**TASK**
Each line of the listing must be transcribed exactly, except for the images, which should be excluded.

** start of DATASET CONTENT **

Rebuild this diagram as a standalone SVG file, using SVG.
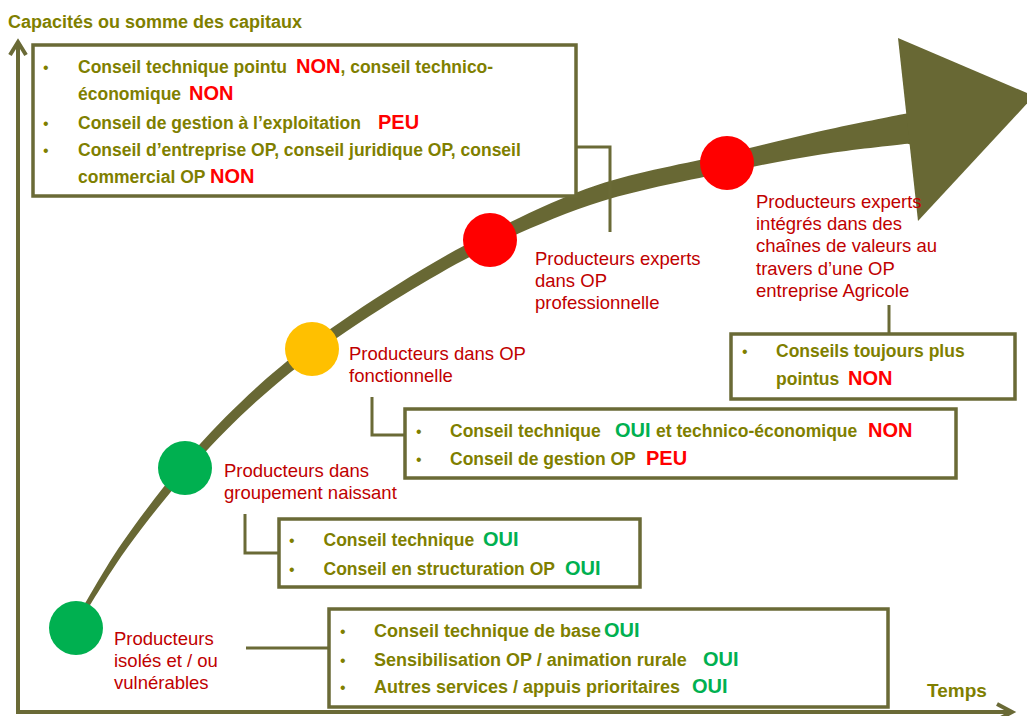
<svg xmlns="http://www.w3.org/2000/svg" width="1027" height="716" viewBox="0 0 1027 716">
  <style>
    .axis { fill: none; stroke: #6a6a36; stroke-width: 4; stroke-linejoin: miter; }
    .box { fill: #ffffff; stroke: #6a6a36; stroke-width: 3.5; }
    .conn { fill: none; stroke: #6a6a36; stroke-width: 3; }
    .t { font-family: "Liberation Sans", Arial, sans-serif; font-weight: bold; font-size: 17.5px; fill: #7f7f00; }
    .tb { font-size: 18px; }
    .r { fill: #ff0000; font-size: 20px; }
    .g { fill: #00b050; font-size: 20px; }
    .bul { font-family: "Liberation Sans", Arial, sans-serif; font-size: 16px; fill: #7f7f00; }
    .lbl { font-family: "Liberation Sans", Arial, sans-serif; font-size: 18.5px; fill: #c00000; }
    .title { font-family: "Liberation Sans", Arial, sans-serif; font-weight: bold; font-size: 18px; fill: #7f7f00; }
  </style>

  <rect width="1027" height="716" fill="#ffffff"/>

  <!-- Axes -->
  <g id="axes">
    <polyline class="axis" points="18,43 18,712 1012,712"/>
    <polyline class="axis" points="10,55 18,42 26,55"/>
    <polyline class="axis" points="997,704 1012,712 997,720"/>
    <text class="title" x="8" y="28">Capacités ou somme des capitaux</text>
    <text class="title" x="927" y="697" style="font-size:19px">Temps</text>
  </g>

  <!-- Growth trajectory: tapered band ending in a large arrowhead -->
  <g id="trajectory" fill="#686834">
    <path d="M81.9,608.7
      C88.6,597.8 105.5,566.9 122.1,543.0
      C138.7,519.1 161.7,488.7 181.6,465.1
      C201.5,441.5 220.4,421.5 241.6,401.4
      C262.8,381.3 282.8,364.0 308.7,344.6
      C334.6,325.2 367.3,303.3 396.9,284.9
      C426.5,266.5 452.7,250.9 486.1,234.2
      C519.5,217.5 557.6,198.2 597.4,184.9
      C637.2,171.6 688.3,163.1 725.0,154.2
      C761.7,145.3 788.2,138.4 817.8,131.7
      C847.4,125.0 888.4,117.1 902.5,114.2
      L915,112 L918,146 L907.5,143.8
      C893.3,145.6 852.0,149.6 822.2,154.3
      C792.5,159.0 765.6,164.0 729.0,171.8
      C692.4,179.6 642.1,188.8 602.6,201.1
      C563.1,213.5 525.2,230.2 491.9,245.9
      C458.7,261.6 432.5,277.2 403.1,295.1
      C373.7,313.0 341.1,334.5 315.3,353.4
      C289.5,372.3 269.6,389.1 248.4,408.7
      C227.3,428.3 208.5,447.9 188.4,470.9
      C168.3,494.0 145.0,523.6 127.9,547.0
      C110.9,570.4 93.1,600.6 86.1,611.3 Z"/>
    <polygon points="898,38 1034,96 918,221"/>
  </g>

  <!-- Connectors from stages to advice boxes -->
  <g id="connectors">
    <polyline class="conn" points="576,147 610,147 610,232"/>
    <polyline class="conn" points="889,305 889,334"/>
    <polyline class="conn" points="372,397 372,435 405,435"/>
    <polyline class="conn" points="245,514 245,553 279,553"/>
    <polyline class="conn" points="246,648 329,648"/>
  </g>

  <!-- Stage nodes -->
  <g id="stage-isoles">
    <circle cx="76" cy="628" r="27" fill="#00b050"/>
    <text class="lbl" x="114" y="645">Producteurs</text>
    <text class="lbl" x="114" y="667">isolés et / ou</text>
    <text class="lbl" x="114" y="689">vulnérables</text>
  </g>
  <g id="stage-groupement">
    <circle cx="185" cy="468" r="27" fill="#00b050"/>
    <text class="lbl" x="224" y="477">Producteurs dans</text>
    <text class="lbl" x="224" y="499">groupement naissant</text>
  </g>
  <g id="stage-op-fonctionnelle">
    <circle cx="312" cy="349" r="27" fill="#ffc000"/>
    <text class="lbl" x="349" y="360">Producteurs dans OP</text>
    <text class="lbl" x="349" y="382">fonctionnelle</text>
  </g>
  <g id="stage-op-professionnelle">
    <circle cx="490" cy="240" r="27" fill="#ff0000"/>
    <text class="lbl" x="535" y="265">Producteurs experts</text>
    <text class="lbl" x="535" y="287">dans OP</text>
    <text class="lbl" x="535" y="309">professionnelle</text>
  </g>
  <g id="stage-op-entreprise">
    <circle cx="727" cy="163" r="27" fill="#ff0000"/>
    <text class="lbl" x="756" y="208">Producteurs experts</text>
    <text class="lbl" x="756" y="230">intégrés dans des</text>
    <text class="lbl" x="756" y="252">chaînes de valeurs au</text>
    <text class="lbl" x="756" y="275">travers d’une OP</text>
    <text class="lbl" x="756" y="297">entreprise Agricole</text>
  </g>

  <!-- Advice boxes -->
  <g id="box-base">
    <rect class="box" x="329" y="609" width="559" height="98"/>
    <text class="bul" x="340" y="637">•</text>
    <text class="bul" x="340" y="666">•</text>
    <text class="bul" x="340" y="693">•</text>
    <text class="t tb" x="374" y="637">Conseil technique de base<tspan class="g" x="604">OUI</tspan></text>
    <text class="t tb" x="374" y="666">Sensibilisation OP / animation rurale<tspan class="g" x="703">OUI</tspan></text>
    <text class="t tb" x="374" y="693">Autres services / appuis prioritaires<tspan class="g" x="692">OUI</tspan></text>
  </g>

  <g id="box-structuration">
    <rect class="box" x="279" y="519" width="361" height="68"/>
    <text class="bul" x="289" y="546">•</text>
    <text class="bul" x="289" y="575">•</text>
    <text class="t" x="323.5" y="546">Conseil technique<tspan class="g" x="483">OUI</tspan></text>
    <text class="t" x="323.5" y="575">Conseil en structuration OP<tspan class="g" x="565">OUI</tspan></text>
  </g>

  <g id="box-fonctionnelle">
    <rect class="box" x="405" y="409" width="551" height="69"/>
    <text class="bul" x="416" y="437">•</text>
    <text class="bul" x="416" y="465">•</text>
    <text class="t" x="450" y="437">Conseil technique<tspan class="g" x="615">OUI</tspan><tspan x="656">et technico-économique</tspan><tspan class="r" x="868">NON</tspan></text>
    <text class="t" x="450" y="465">Conseil de gestion OP<tspan class="r" x="646">PEU</tspan></text>
  </g>

  <g id="box-entreprise">
    <rect class="box" x="731" y="334" width="284" height="65"/>
    <text class="bul" x="742" y="357">•</text>
    <text class="t" x="776" y="357">Conseils toujours plus</text>
    <text class="t" x="776" y="385">pointus<tspan class="r" x="848">NON</tspan></text>
  </g>

  <g id="box-professionnelle">
    <rect class="box" x="33" y="45" width="543" height="151"/>
    <text class="bul" x="43" y="73">•</text>
    <text class="bul" x="43" y="129">•</text>
    <text class="bul" x="43" y="156">•</text>
    <text class="t" x="78" y="73">Conseil technique pointu<tspan class="r" x="296">NON</tspan>, conseil technico-</text>
    <text class="t" x="78" y="100">économique<tspan class="r" x="189">NON</tspan></text>
    <text class="t" x="78" y="129">Conseil de gestion à l’exploitation<tspan class="r" x="378">PEU</tspan></text>
    <text class="t" x="78" y="156">Conseil d’entreprise OP, conseil juridique OP, conseil</text>
    <text class="t" x="78" y="183">commercial OP<tspan class="r" x="210">NON</tspan></text>
  </g>
</svg>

** end of DATASET CONTENT **

**WRITTEN ANSWER**
Rebuild this diagram as a standalone SVG file, using SVG.
<svg xmlns="http://www.w3.org/2000/svg" width="1027" height="716" viewBox="0 0 1027 716">
  <style>
    .axis { fill: none; stroke: #6a6a36; stroke-width: 4; stroke-linejoin: miter; }
    .box { fill: #ffffff; stroke: #6a6a36; stroke-width: 3.5; }
    .conn { fill: none; stroke: #6a6a36; stroke-width: 3; }
    .t { font-family: "Liberation Sans", Arial, sans-serif; font-weight: bold; font-size: 17.5px; fill: #7f7f00; }
    .tb { font-size: 18px; }
    .r { fill: #ff0000; font-size: 20px; }
    .g { fill: #00b050; font-size: 20px; }
    .bul { font-family: "Liberation Sans", Arial, sans-serif; font-size: 16px; fill: #7f7f00; }
    .lbl { font-family: "Liberation Sans", Arial, sans-serif; font-size: 18.5px; fill: #c00000; }
    .title { font-family: "Liberation Sans", Arial, sans-serif; font-weight: bold; font-size: 18px; fill: #7f7f00; }
  </style>

  <rect width="1027" height="716" fill="#ffffff"/>

  <!-- Axes -->
  <g id="axes">
    <polyline class="axis" points="18,43 18,712 1012,712"/>
    <polyline class="axis" points="10,55 18,42 26,55"/>
    <polyline class="axis" points="997,704 1012,712 997,720"/>
    <text class="title" x="8" y="28">Capacités ou somme des capitaux</text>
    <text class="title" x="927" y="697" style="font-size:19px">Temps</text>
  </g>

  <!-- Growth trajectory: tapered band ending in a large arrowhead -->
  <g id="trajectory" fill="#686834">
    <path d="M81.9,608.7
      C88.6,597.8 105.5,566.9 122.1,543.0
      C138.7,519.1 161.7,488.7 181.6,465.1
      C201.5,441.5 220.4,421.5 241.6,401.4
      C262.8,381.3 282.8,364.0 308.7,344.6
      C334.6,325.2 367.3,303.3 396.9,284.9
      C426.5,266.5 452.7,250.9 486.1,234.2
      C519.5,217.5 557.6,198.2 597.4,184.9
      C637.2,171.6 688.3,163.1 725.0,154.2
      C761.7,145.3 788.2,138.4 817.8,131.7
      C847.4,125.0 888.4,117.1 902.5,114.2
      L915,112 L918,146 L907.5,143.8
      C893.3,145.6 852.0,149.6 822.2,154.3
      C792.5,159.0 765.6,164.0 729.0,171.8
      C692.4,179.6 642.1,188.8 602.6,201.1
      C563.1,213.5 525.2,230.2 491.9,245.9
      C458.7,261.6 432.5,277.2 403.1,295.1
      C373.7,313.0 341.1,334.5 315.3,353.4
      C289.5,372.3 269.6,389.1 248.4,408.7
      C227.3,428.3 208.5,447.9 188.4,470.9
      C168.3,494.0 145.0,523.6 127.9,547.0
      C110.9,570.4 93.1,600.6 86.1,611.3 Z"/>
    <polygon points="898,38 1034,96 918,221"/>
  </g>

  <!-- Connectors from stages to advice boxes -->
  <g id="connectors">
    <polyline class="conn" points="576,147 610,147 610,232"/>
    <polyline class="conn" points="889,305 889,334"/>
    <polyline class="conn" points="372,397 372,435 405,435"/>
    <polyline class="conn" points="245,514 245,553 279,553"/>
    <polyline class="conn" points="246,648 329,648"/>
  </g>

  <!-- Stage nodes -->
  <g id="stage-isoles">
    <circle cx="76" cy="628" r="27" fill="#00b050"/>
    <text class="lbl" x="114" y="645">Producteurs</text>
    <text class="lbl" x="114" y="667">isolés et / ou</text>
    <text class="lbl" x="114" y="689">vulnérables</text>
  </g>
  <g id="stage-groupement">
    <circle cx="185" cy="468" r="27" fill="#00b050"/>
    <text class="lbl" x="224" y="477">Producteurs dans</text>
    <text class="lbl" x="224" y="499">groupement naissant</text>
  </g>
  <g id="stage-op-fonctionnelle">
    <circle cx="312" cy="349" r="27" fill="#ffc000"/>
    <text class="lbl" x="349" y="360">Producteurs dans OP</text>
    <text class="lbl" x="349" y="382">fonctionnelle</text>
  </g>
  <g id="stage-op-professionnelle">
    <circle cx="490" cy="240" r="27" fill="#ff0000"/>
    <text class="lbl" x="535" y="265">Producteurs experts</text>
    <text class="lbl" x="535" y="287">dans OP</text>
    <text class="lbl" x="535" y="309">professionnelle</text>
  </g>
  <g id="stage-op-entreprise">
    <circle cx="727" cy="163" r="27" fill="#ff0000"/>
    <text class="lbl" x="756" y="208">Producteurs experts</text>
    <text class="lbl" x="756" y="230">intégrés dans des</text>
    <text class="lbl" x="756" y="252">chaînes de valeurs au</text>
    <text class="lbl" x="756" y="275">travers d’une OP</text>
    <text class="lbl" x="756" y="297">entreprise Agricole</text>
  </g>

  <!-- Advice boxes -->
  <g id="box-base">
    <rect class="box" x="329" y="609" width="559" height="98"/>
    <text class="bul" x="340" y="637">•</text>
    <text class="bul" x="340" y="666">•</text>
    <text class="bul" x="340" y="693">•</text>
    <text class="t tb" x="374" y="637">Conseil technique de base<tspan class="g" x="604">OUI</tspan></text>
    <text class="t tb" x="374" y="666">Sensibilisation OP / animation rurale<tspan class="g" x="703">OUI</tspan></text>
    <text class="t tb" x="374" y="693">Autres services / appuis prioritaires<tspan class="g" x="692">OUI</tspan></text>
  </g>

  <g id="box-structuration">
    <rect class="box" x="279" y="519" width="361" height="68"/>
    <text class="bul" x="289" y="546">•</text>
    <text class="bul" x="289" y="575">•</text>
    <text class="t" x="323.5" y="546">Conseil technique<tspan class="g" x="483">OUI</tspan></text>
    <text class="t" x="323.5" y="575">Conseil en structuration OP<tspan class="g" x="565">OUI</tspan></text>
  </g>

  <g id="box-fonctionnelle">
    <rect class="box" x="405" y="409" width="551" height="69"/>
    <text class="bul" x="416" y="437">•</text>
    <text class="bul" x="416" y="465">•</text>
    <text class="t" x="450" y="437">Conseil technique<tspan class="g" x="615">OUI</tspan><tspan x="656">et technico-économique</tspan><tspan class="r" x="868">NON</tspan></text>
    <text class="t" x="450" y="465">Conseil de gestion OP<tspan class="r" x="646">PEU</tspan></text>
  </g>

  <g id="box-entreprise">
    <rect class="box" x="731" y="334" width="284" height="65"/>
    <text class="bul" x="742" y="357">•</text>
    <text class="t" x="776" y="357">Conseils toujours plus</text>
    <text class="t" x="776" y="385">pointus<tspan class="r" x="848">NON</tspan></text>
  </g>

  <g id="box-professionnelle">
    <rect class="box" x="33" y="45" width="543" height="151"/>
    <text class="bul" x="43" y="73">•</text>
    <text class="bul" x="43" y="129">•</text>
    <text class="bul" x="43" y="156">•</text>
    <text class="t" x="78" y="73">Conseil technique pointu<tspan class="r" x="296">NON</tspan>, conseil technico-</text>
    <text class="t" x="78" y="100">économique<tspan class="r" x="189">NON</tspan></text>
    <text class="t" x="78" y="129">Conseil de gestion à l’exploitation<tspan class="r" x="378">PEU</tspan></text>
    <text class="t" x="78" y="156">Conseil d’entreprise OP, conseil juridique OP, conseil</text>
    <text class="t" x="78" y="183">commercial OP<tspan class="r" x="210">NON</tspan></text>
  </g>
</svg>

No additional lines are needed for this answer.